What the task requires: Set the listing down again in full, word for word, with the pictures left out.
# # # # #
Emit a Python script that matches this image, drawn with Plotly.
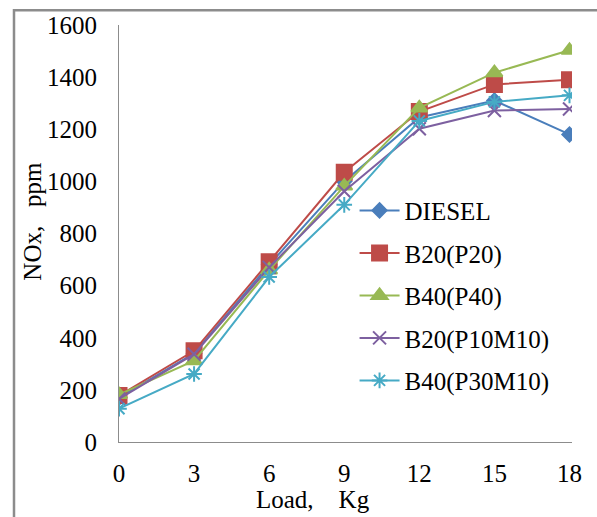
import plotly.graph_objects as go

loads = [0, 3, 6, 9, 12, 15, 18]
diesel = [170, 340, 680, 1000, 1245, 1310, 1180]
b20_p20 = [178, 350, 692, 1035, 1268, 1372, 1390]
b40_p40 = [182, 312, 660, 982, 1282, 1417, 1503]
b20_p10m10 = [165, 337, 670, 962, 1202, 1272, 1278]
b40_p30m10 = [128, 261, 633, 910, 1232, 1305, 1330]

names = ["DIESEL", "B20(P20)", "B40(P40)", "B20(P10M10)", "B40(P30M10)"]
series = [diesel, b20_p20, b40_p40, b20_p10m10, b40_p30m10]
colors = ["#4A7EBB", "#BE4B48", "#98B954", "#7D60A0", "#46AAC5"]
symbols = ["diamond", "square", "triangle-up", "x-thin-open", "asterisk-open"]
sizes = [11, 15, 14, 13, 13]

FONT = "Liberation Serif, Times New Roman, serif"

fig = go.Figure()
for i, (n, s) in enumerate(zip(names, series)):
    fig.add_trace(go.Scatter(
        x=loads, y=s, name=n, mode="lines+markers", legendgroup=n,
        line=dict(color=colors[i], width=2),
        marker=dict(symbol=symbols[i], size=sizes[i], color=colors[i],
                    line=dict(color=colors[i], width=2)),
    ))

fig.update_layout(
    width=597, height=517,
    margin=dict(l=119, r=25, t=20, b=75),
    paper_bgcolor="white", plot_bgcolor="white",
    font=dict(family=FONT, size=25, color="black"),
    showlegend=True,
    legend=dict(x=0.52, y=0.61, xanchor="left", yanchor="top",
                bgcolor="rgba(0,0,0,0)", font=dict(size=25),
                tracegroupgap=7, itemwidth=40),
    xaxis=dict(range=[0, 18.1], tickvals=[0, 3, 6, 9, 12, 15, 18],
               showgrid=False, zeroline=False, showline=True,
               linecolor="#8c8c8c", linewidth=1, ticks="",
               ticklabelstandoff=9, tickfont=dict(size=25)),
    yaxis=dict(range=[0, 1600], tickvals=list(range(0, 1601, 200)),
               showgrid=False, zeroline=False, showline=True,
               linecolor="#8c8c8c", linewidth=1, ticks="",
               ticklabelstandoff=16, tickfont=dict(size=25)),
    shapes=[dict(type="rect", xref="paper", yref="paper",
                 x0=-105/453, x1=1.2, y0=-0.3, y1=(442-5)/422,
                 line=dict(color="#8c8c8c", width=2.5), layer="below")],
    annotations=[
        dict(text="Load,\u00a0\u00a0\u00a0\u00a0Kg", xref="paper", yref="paper",
             x=(313-119)/453, y=(442-500)/422, xanchor="center", yanchor="middle",
             showarrow=False, font=dict(size=25)),
        dict(text="NOx,\u00a0\u00a0\u00a0ppm", xref="paper", yref="paper",
             x=(33-119)/453, y=(442-219)/422, xanchor="center", yanchor="middle",
             textangle=-90, showarrow=False, font=dict(size=25)),
    ],
)

fig.write_html("out.html")
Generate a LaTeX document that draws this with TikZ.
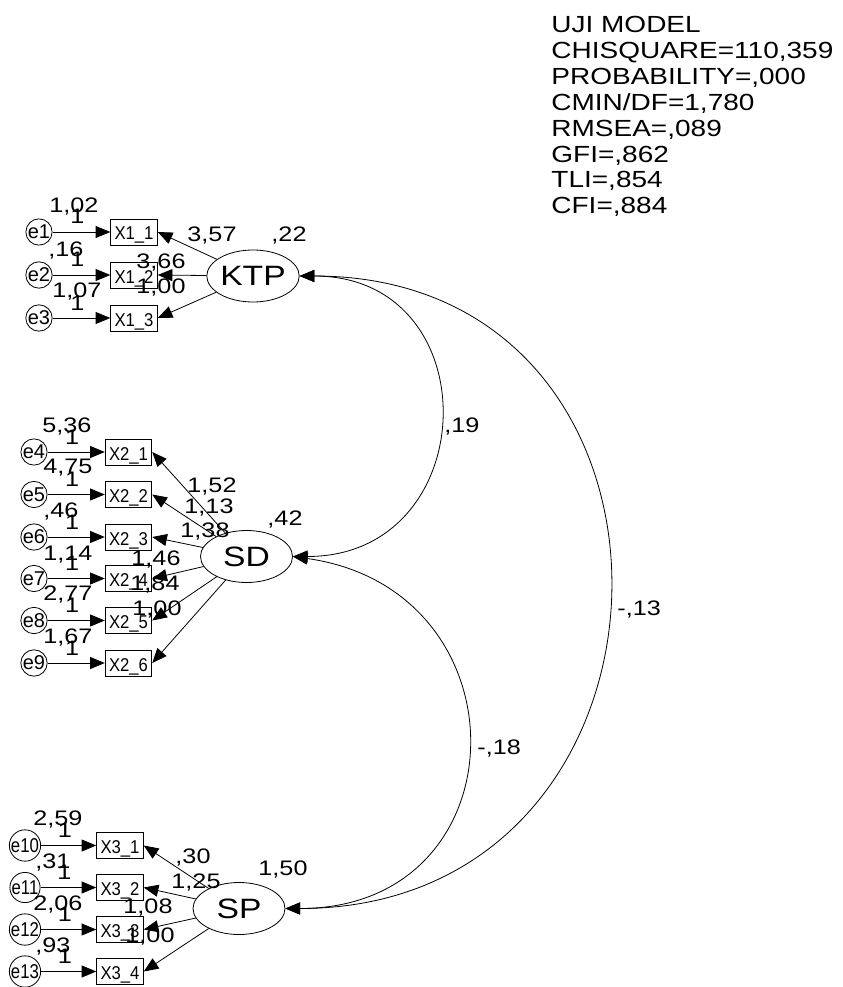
# # # # #
Written response:
Emit a Python script that matches this image, drawn with Plotly.
import plotly.graph_objects as go

loads = [0, 3, 6, 9, 12, 15, 18]
diesel = [170, 340, 680, 1000, 1245, 1310, 1180]
b20_p20 = [178, 350, 692, 1035, 1268, 1372, 1390]
b40_p40 = [182, 312, 660, 982, 1282, 1417, 1503]
b20_p10m10 = [165, 337, 670, 962, 1202, 1272, 1278]
b40_p30m10 = [128, 261, 633, 910, 1232, 1305, 1330]

names = ["DIESEL", "B20(P20)", "B40(P40)", "B20(P10M10)", "B40(P30M10)"]
series = [diesel, b20_p20, b40_p40, b20_p10m10, b40_p30m10]
colors = ["#4A7EBB", "#BE4B48", "#98B954", "#7D60A0", "#46AAC5"]
symbols = ["diamond", "square", "triangle-up", "x-thin-open", "asterisk-open"]
sizes = [11, 15, 14, 13, 13]

FONT = "Liberation Serif, Times New Roman, serif"

fig = go.Figure()
for i, (n, s) in enumerate(zip(names, series)):
    fig.add_trace(go.Scatter(
        x=loads, y=s, name=n, mode="lines+markers", legendgroup=n,
        line=dict(color=colors[i], width=2),
        marker=dict(symbol=symbols[i], size=sizes[i], color=colors[i],
                    line=dict(color=colors[i], width=2)),
    ))

fig.update_layout(
    width=597, height=517,
    margin=dict(l=119, r=25, t=20, b=75),
    paper_bgcolor="white", plot_bgcolor="white",
    font=dict(family=FONT, size=25, color="black"),
    showlegend=True,
    legend=dict(x=0.52, y=0.61, xanchor="left", yanchor="top",
                bgcolor="rgba(0,0,0,0)", font=dict(size=25),
                tracegroupgap=7, itemwidth=40),
    xaxis=dict(range=[0, 18.1], tickvals=[0, 3, 6, 9, 12, 15, 18],
               showgrid=False, zeroline=False, showline=True,
               linecolor="#8c8c8c", linewidth=1, ticks="",
               ticklabelstandoff=9, tickfont=dict(size=25)),
    yaxis=dict(range=[0, 1600], tickvals=list(range(0, 1601, 200)),
               showgrid=False, zeroline=False, showline=True,
               linecolor="#8c8c8c", linewidth=1, ticks="",
               ticklabelstandoff=16, tickfont=dict(size=25)),
    shapes=[dict(type="rect", xref="paper", yref="paper",
                 x0=-105/453, x1=1.2, y0=-0.3, y1=(442-5)/422,
                 line=dict(color="#8c8c8c", width=2.5), layer="below")],
    annotations=[
        dict(text="Load,\u00a0\u00a0\u00a0\u00a0Kg", xref="paper", yref="paper",
             x=(313-119)/453, y=(442-500)/422, xanchor="center", yanchor="middle",
             showarrow=False, font=dict(size=25)),
        dict(text="NOx,\u00a0\u00a0\u00a0ppm", xref="paper", yref="paper",
             x=(33-119)/453, y=(442-219)/422, xanchor="center", yanchor="middle",
             textangle=-90, showarrow=False, font=dict(size=25)),
    ],
)

fig.write_html("out.html")
Generate a LaTeX document that draws this with TikZ.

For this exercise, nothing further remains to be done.